What is required → Pictures stay out of the copy; restate everything else in the material exactly.

-- Records shown start --

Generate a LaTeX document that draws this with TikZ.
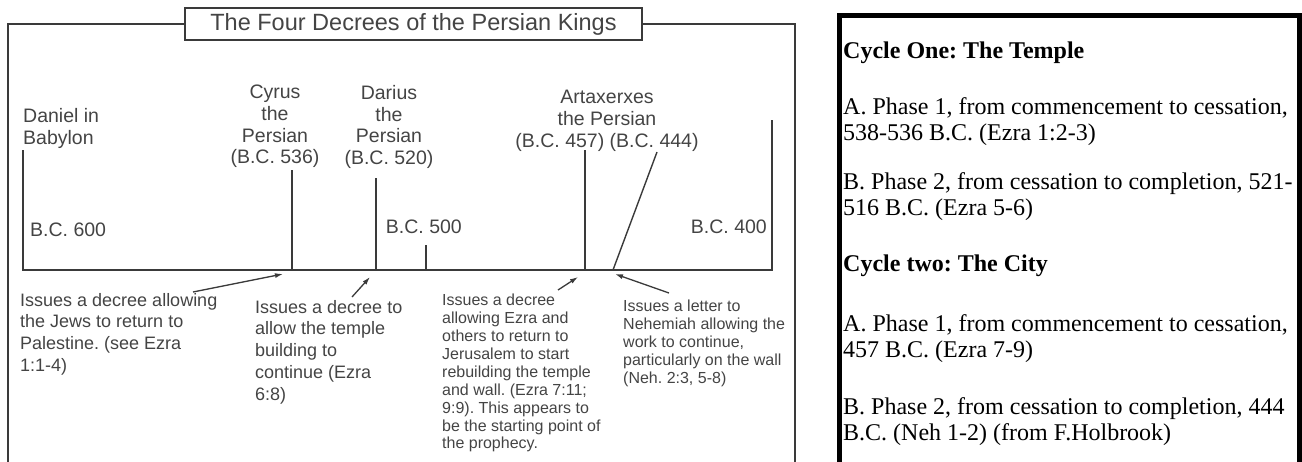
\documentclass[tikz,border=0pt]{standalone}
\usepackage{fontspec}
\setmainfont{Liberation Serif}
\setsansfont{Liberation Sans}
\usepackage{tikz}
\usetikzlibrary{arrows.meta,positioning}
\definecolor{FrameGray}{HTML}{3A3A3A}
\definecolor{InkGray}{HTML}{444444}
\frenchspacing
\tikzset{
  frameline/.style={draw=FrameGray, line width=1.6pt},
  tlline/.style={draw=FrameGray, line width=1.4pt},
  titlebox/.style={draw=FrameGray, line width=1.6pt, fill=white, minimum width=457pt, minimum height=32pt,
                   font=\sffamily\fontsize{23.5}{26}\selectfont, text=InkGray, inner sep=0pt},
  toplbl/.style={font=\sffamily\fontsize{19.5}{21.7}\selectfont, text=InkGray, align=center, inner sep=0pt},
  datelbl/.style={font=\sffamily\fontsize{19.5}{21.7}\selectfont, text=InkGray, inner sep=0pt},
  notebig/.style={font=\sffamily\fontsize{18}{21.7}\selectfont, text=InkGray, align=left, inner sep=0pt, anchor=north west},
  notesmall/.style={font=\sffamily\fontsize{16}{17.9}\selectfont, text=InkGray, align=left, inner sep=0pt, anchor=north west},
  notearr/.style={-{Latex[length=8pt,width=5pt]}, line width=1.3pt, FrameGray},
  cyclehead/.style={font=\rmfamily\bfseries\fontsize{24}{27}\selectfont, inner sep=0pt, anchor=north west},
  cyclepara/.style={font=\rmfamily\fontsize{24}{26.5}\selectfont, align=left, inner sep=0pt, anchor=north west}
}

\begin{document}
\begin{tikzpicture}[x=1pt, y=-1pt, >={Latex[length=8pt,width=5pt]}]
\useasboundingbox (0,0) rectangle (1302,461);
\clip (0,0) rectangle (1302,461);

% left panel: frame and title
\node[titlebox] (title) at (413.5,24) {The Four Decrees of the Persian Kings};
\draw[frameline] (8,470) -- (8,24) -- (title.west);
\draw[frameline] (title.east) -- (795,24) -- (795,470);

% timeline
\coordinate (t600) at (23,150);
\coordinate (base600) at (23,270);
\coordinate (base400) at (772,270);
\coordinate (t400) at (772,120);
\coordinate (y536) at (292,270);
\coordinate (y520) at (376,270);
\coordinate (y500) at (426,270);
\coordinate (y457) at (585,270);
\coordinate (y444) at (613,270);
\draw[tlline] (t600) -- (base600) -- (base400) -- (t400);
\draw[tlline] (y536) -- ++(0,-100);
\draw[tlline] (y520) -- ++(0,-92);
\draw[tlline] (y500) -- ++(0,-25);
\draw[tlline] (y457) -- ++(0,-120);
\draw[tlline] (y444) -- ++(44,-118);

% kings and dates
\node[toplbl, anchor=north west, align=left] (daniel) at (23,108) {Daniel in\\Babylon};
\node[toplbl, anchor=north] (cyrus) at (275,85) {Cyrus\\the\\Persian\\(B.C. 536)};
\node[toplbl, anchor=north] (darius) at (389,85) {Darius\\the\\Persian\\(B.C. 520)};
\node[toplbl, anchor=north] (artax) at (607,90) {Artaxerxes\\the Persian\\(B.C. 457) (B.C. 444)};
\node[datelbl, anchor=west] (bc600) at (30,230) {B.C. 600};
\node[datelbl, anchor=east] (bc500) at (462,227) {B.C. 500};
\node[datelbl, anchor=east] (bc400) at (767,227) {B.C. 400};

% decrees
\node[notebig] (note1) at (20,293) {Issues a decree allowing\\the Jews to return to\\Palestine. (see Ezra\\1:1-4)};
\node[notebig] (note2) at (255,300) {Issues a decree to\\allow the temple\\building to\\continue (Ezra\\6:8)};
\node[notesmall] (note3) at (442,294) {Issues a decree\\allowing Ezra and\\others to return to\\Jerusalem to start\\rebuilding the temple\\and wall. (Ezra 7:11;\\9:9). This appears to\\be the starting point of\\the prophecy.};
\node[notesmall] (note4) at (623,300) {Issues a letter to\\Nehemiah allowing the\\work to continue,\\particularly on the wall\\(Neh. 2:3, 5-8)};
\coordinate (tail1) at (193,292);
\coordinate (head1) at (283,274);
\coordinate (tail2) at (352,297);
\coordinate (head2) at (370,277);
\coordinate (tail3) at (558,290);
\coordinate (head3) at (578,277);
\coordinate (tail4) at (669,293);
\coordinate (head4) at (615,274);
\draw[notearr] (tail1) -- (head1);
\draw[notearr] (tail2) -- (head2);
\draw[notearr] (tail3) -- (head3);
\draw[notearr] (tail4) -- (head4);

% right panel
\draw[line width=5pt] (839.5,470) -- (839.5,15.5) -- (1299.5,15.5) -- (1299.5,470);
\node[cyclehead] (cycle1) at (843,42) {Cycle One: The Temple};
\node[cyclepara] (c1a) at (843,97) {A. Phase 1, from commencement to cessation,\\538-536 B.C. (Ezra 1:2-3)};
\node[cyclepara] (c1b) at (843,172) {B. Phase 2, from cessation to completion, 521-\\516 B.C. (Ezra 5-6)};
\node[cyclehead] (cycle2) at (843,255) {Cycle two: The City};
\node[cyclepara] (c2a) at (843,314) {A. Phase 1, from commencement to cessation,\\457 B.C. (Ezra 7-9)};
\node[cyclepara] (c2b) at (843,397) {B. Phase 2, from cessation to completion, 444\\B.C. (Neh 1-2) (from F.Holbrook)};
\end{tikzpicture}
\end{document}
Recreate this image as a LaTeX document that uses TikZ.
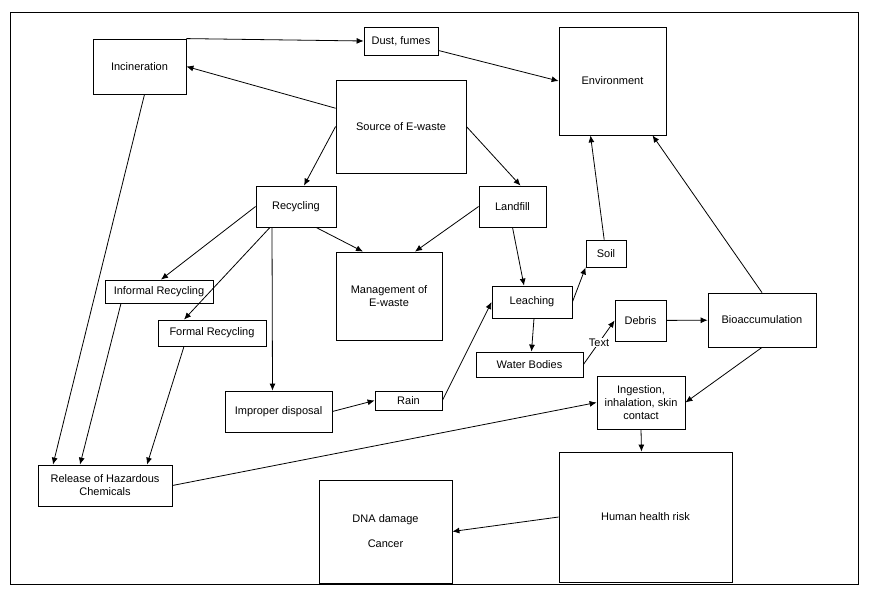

-- Records shown end --

Finished exercise →
Generate a LaTeX document that draws this with TikZ.
\documentclass[tikz,border=0pt]{standalone}
\usepackage{fontspec}
\setmainfont{Liberation Serif}
\setsansfont{Liberation Sans}
\usepackage{tikz}
\usetikzlibrary{arrows.meta,positioning}
\definecolor{FrameGray}{HTML}{3A3A3A}
\definecolor{InkGray}{HTML}{444444}
\frenchspacing
\tikzset{
  frameline/.style={draw=FrameGray, line width=1.6pt},
  tlline/.style={draw=FrameGray, line width=1.4pt},
  titlebox/.style={draw=FrameGray, line width=1.6pt, fill=white, minimum width=457pt, minimum height=32pt,
                   font=\sffamily\fontsize{23.5}{26}\selectfont, text=InkGray, inner sep=0pt},
  toplbl/.style={font=\sffamily\fontsize{19.5}{21.7}\selectfont, text=InkGray, align=center, inner sep=0pt},
  datelbl/.style={font=\sffamily\fontsize{19.5}{21.7}\selectfont, text=InkGray, inner sep=0pt},
  notebig/.style={font=\sffamily\fontsize{18}{21.7}\selectfont, text=InkGray, align=left, inner sep=0pt, anchor=north west},
  notesmall/.style={font=\sffamily\fontsize{16}{17.9}\selectfont, text=InkGray, align=left, inner sep=0pt, anchor=north west},
  notearr/.style={-{Latex[length=8pt,width=5pt]}, line width=1.3pt, FrameGray},
  cyclehead/.style={font=\rmfamily\bfseries\fontsize{24}{27}\selectfont, inner sep=0pt, anchor=north west},
  cyclepara/.style={font=\rmfamily\fontsize{24}{26.5}\selectfont, align=left, inner sep=0pt, anchor=north west}
}

\begin{document}
\begin{tikzpicture}[x=1pt, y=-1pt, >={Latex[length=8pt,width=5pt]}]
\useasboundingbox (0,0) rectangle (1302,461);
\clip (0,0) rectangle (1302,461);

% left panel: frame and title
\node[titlebox] (title) at (413.5,24) {The Four Decrees of the Persian Kings};
\draw[frameline] (8,470) -- (8,24) -- (title.west);
\draw[frameline] (title.east) -- (795,24) -- (795,470);

% timeline
\coordinate (t600) at (23,150);
\coordinate (base600) at (23,270);
\coordinate (base400) at (772,270);
\coordinate (t400) at (772,120);
\coordinate (y536) at (292,270);
\coordinate (y520) at (376,270);
\coordinate (y500) at (426,270);
\coordinate (y457) at (585,270);
\coordinate (y444) at (613,270);
\draw[tlline] (t600) -- (base600) -- (base400) -- (t400);
\draw[tlline] (y536) -- ++(0,-100);
\draw[tlline] (y520) -- ++(0,-92);
\draw[tlline] (y500) -- ++(0,-25);
\draw[tlline] (y457) -- ++(0,-120);
\draw[tlline] (y444) -- ++(44,-118);

% kings and dates
\node[toplbl, anchor=north west, align=left] (daniel) at (23,108) {Daniel in\\Babylon};
\node[toplbl, anchor=north] (cyrus) at (275,85) {Cyrus\\the\\Persian\\(B.C. 536)};
\node[toplbl, anchor=north] (darius) at (389,85) {Darius\\the\\Persian\\(B.C. 520)};
\node[toplbl, anchor=north] (artax) at (607,90) {Artaxerxes\\the Persian\\(B.C. 457) (B.C. 444)};
\node[datelbl, anchor=west] (bc600) at (30,230) {B.C. 600};
\node[datelbl, anchor=east] (bc500) at (462,227) {B.C. 500};
\node[datelbl, anchor=east] (bc400) at (767,227) {B.C. 400};

% decrees
\node[notebig] (note1) at (20,293) {Issues a decree allowing\\the Jews to return to\\Palestine. (see Ezra\\1:1-4)};
\node[notebig] (note2) at (255,300) {Issues a decree to\\allow the temple\\building to\\continue (Ezra\\6:8)};
\node[notesmall] (note3) at (442,294) {Issues a decree\\allowing Ezra and\\others to return to\\Jerusalem to start\\rebuilding the temple\\and wall. (Ezra 7:11;\\9:9). This appears to\\be the starting point of\\the prophecy.};
\node[notesmall] (note4) at (623,300) {Issues a letter to\\Nehemiah allowing the\\work to continue,\\particularly on the wall\\(Neh. 2:3, 5-8)};
\coordinate (tail1) at (193,292);
\coordinate (head1) at (283,274);
\coordinate (tail2) at (352,297);
\coordinate (head2) at (370,277);
\coordinate (tail3) at (558,290);
\coordinate (head3) at (578,277);
\coordinate (tail4) at (669,293);
\coordinate (head4) at (615,274);
\draw[notearr] (tail1) -- (head1);
\draw[notearr] (tail2) -- (head2);
\draw[notearr] (tail3) -- (head3);
\draw[notearr] (tail4) -- (head4);

% right panel
\draw[line width=5pt] (839.5,470) -- (839.5,15.5) -- (1299.5,15.5) -- (1299.5,470);
\node[cyclehead] (cycle1) at (843,42) {Cycle One: The Temple};
\node[cyclepara] (c1a) at (843,97) {A. Phase 1, from commencement to cessation,\\538-536 B.C. (Ezra 1:2-3)};
\node[cyclepara] (c1b) at (843,172) {B. Phase 2, from cessation to completion, 521-\\516 B.C. (Ezra 5-6)};
\node[cyclehead] (cycle2) at (843,255) {Cycle two: The City};
\node[cyclepara] (c2a) at (843,314) {A. Phase 1, from commencement to cessation,\\457 B.C. (Ezra 7-9)};
\node[cyclepara] (c2b) at (843,397) {B. Phase 2, from cessation to completion, 444\\B.C. (Neh 1-2) (from F.Holbrook)};
\end{tikzpicture}
\end{document}
Recreate this image as a LaTeX document that uses TikZ.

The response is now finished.